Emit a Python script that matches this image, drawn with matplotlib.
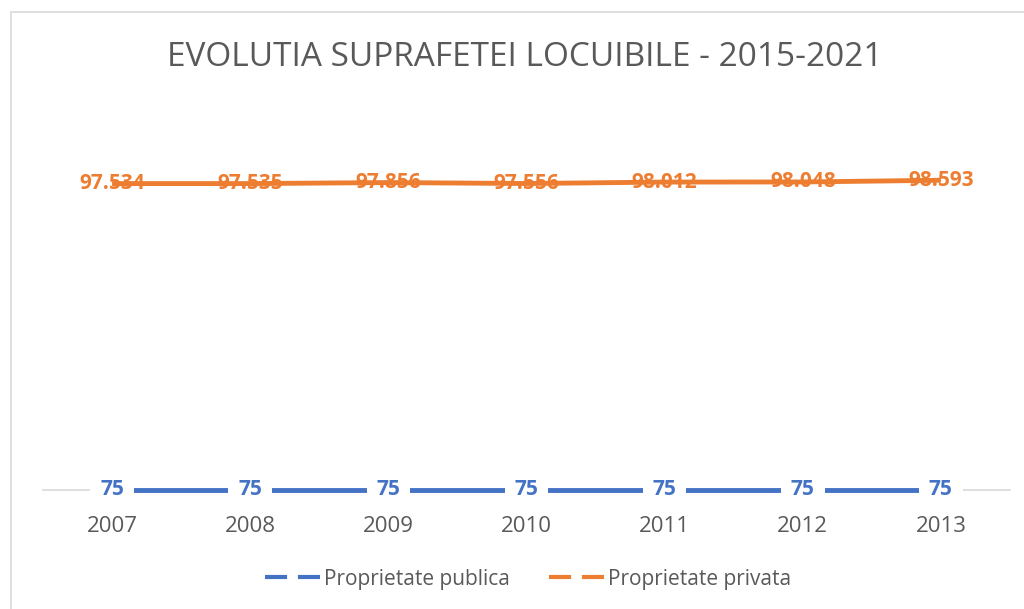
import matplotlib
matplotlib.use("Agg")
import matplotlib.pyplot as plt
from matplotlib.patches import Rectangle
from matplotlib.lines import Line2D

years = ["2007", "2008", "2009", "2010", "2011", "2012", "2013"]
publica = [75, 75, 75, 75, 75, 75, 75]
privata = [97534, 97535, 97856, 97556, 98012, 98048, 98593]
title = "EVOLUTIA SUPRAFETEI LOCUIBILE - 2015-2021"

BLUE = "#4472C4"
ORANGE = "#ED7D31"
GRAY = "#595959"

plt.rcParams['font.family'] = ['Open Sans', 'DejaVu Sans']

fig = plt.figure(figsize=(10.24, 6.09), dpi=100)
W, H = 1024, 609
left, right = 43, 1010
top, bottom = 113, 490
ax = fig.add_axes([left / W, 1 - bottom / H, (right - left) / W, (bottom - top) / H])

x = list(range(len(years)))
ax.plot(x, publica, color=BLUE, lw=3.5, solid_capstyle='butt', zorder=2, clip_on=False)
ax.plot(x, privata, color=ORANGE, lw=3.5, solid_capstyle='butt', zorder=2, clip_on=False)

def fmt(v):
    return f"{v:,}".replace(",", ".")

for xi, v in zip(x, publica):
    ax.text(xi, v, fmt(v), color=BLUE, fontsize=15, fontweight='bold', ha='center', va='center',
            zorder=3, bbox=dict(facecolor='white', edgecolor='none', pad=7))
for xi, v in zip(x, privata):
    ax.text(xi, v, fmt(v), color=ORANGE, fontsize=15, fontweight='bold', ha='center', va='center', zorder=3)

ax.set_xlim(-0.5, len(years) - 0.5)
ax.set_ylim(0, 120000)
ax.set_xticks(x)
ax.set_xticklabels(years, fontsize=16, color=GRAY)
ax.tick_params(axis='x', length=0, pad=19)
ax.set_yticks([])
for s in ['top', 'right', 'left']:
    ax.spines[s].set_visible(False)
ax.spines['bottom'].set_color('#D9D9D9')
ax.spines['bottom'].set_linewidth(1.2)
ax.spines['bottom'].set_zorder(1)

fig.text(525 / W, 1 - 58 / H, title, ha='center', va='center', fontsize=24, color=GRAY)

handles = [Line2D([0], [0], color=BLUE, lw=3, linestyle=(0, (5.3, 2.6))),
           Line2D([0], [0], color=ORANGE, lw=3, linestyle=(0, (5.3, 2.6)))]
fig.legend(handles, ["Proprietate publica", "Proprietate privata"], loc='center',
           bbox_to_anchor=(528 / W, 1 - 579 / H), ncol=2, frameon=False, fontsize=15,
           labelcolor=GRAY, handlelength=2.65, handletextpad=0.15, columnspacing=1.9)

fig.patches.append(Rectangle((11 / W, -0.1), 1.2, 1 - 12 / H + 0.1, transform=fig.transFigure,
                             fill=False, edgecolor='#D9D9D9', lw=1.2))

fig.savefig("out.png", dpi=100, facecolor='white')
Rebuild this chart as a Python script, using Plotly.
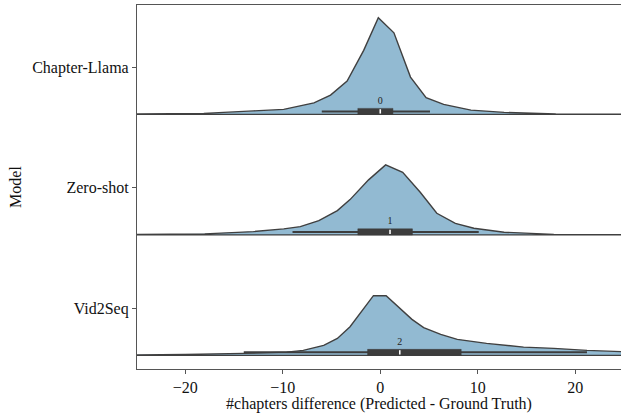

EXERCISE REQUIREMENTS:
Working from the material above, transcribe it exactly while omitting pictures.

SOLUTION TO THIS PROBLEM:
Emit a Python script that matches this image, drawn with matplotlib.
import matplotlib
matplotlib.use("Agg")
import matplotlib.pyplot as plt
from matplotlib.patches import Rectangle
from matplotlib.lines import Line2D

years = ["2007", "2008", "2009", "2010", "2011", "2012", "2013"]
publica = [75, 75, 75, 75, 75, 75, 75]
privata = [97534, 97535, 97856, 97556, 98012, 98048, 98593]
title = "EVOLUTIA SUPRAFETEI LOCUIBILE - 2015-2021"

BLUE = "#4472C4"
ORANGE = "#ED7D31"
GRAY = "#595959"

plt.rcParams['font.family'] = ['Open Sans', 'DejaVu Sans']

fig = plt.figure(figsize=(10.24, 6.09), dpi=100)
W, H = 1024, 609
left, right = 43, 1010
top, bottom = 113, 490
ax = fig.add_axes([left / W, 1 - bottom / H, (right - left) / W, (bottom - top) / H])

x = list(range(len(years)))
ax.plot(x, publica, color=BLUE, lw=3.5, solid_capstyle='butt', zorder=2, clip_on=False)
ax.plot(x, privata, color=ORANGE, lw=3.5, solid_capstyle='butt', zorder=2, clip_on=False)

def fmt(v):
    return f"{v:,}".replace(",", ".")

for xi, v in zip(x, publica):
    ax.text(xi, v, fmt(v), color=BLUE, fontsize=15, fontweight='bold', ha='center', va='center',
            zorder=3, bbox=dict(facecolor='white', edgecolor='none', pad=7))
for xi, v in zip(x, privata):
    ax.text(xi, v, fmt(v), color=ORANGE, fontsize=15, fontweight='bold', ha='center', va='center', zorder=3)

ax.set_xlim(-0.5, len(years) - 0.5)
ax.set_ylim(0, 120000)
ax.set_xticks(x)
ax.set_xticklabels(years, fontsize=16, color=GRAY)
ax.tick_params(axis='x', length=0, pad=19)
ax.set_yticks([])
for s in ['top', 'right', 'left']:
    ax.spines[s].set_visible(False)
ax.spines['bottom'].set_color('#D9D9D9')
ax.spines['bottom'].set_linewidth(1.2)
ax.spines['bottom'].set_zorder(1)

fig.text(525 / W, 1 - 58 / H, title, ha='center', va='center', fontsize=24, color=GRAY)

handles = [Line2D([0], [0], color=BLUE, lw=3, linestyle=(0, (5.3, 2.6))),
           Line2D([0], [0], color=ORANGE, lw=3, linestyle=(0, (5.3, 2.6)))]
fig.legend(handles, ["Proprietate publica", "Proprietate privata"], loc='center',
           bbox_to_anchor=(528 / W, 1 - 579 / H), ncol=2, frameon=False, fontsize=15,
           labelcolor=GRAY, handlelength=2.65, handletextpad=0.15, columnspacing=1.9)

fig.patches.append(Rectangle((11 / W, -0.1), 1.2, 1 - 12 / H + 0.1, transform=fig.transFigure,
                             fill=False, edgecolor='#D9D9D9', lw=1.2))

fig.savefig("out.png", dpi=100, facecolor='white')
Rebuild this chart as a Python script, using Plotly.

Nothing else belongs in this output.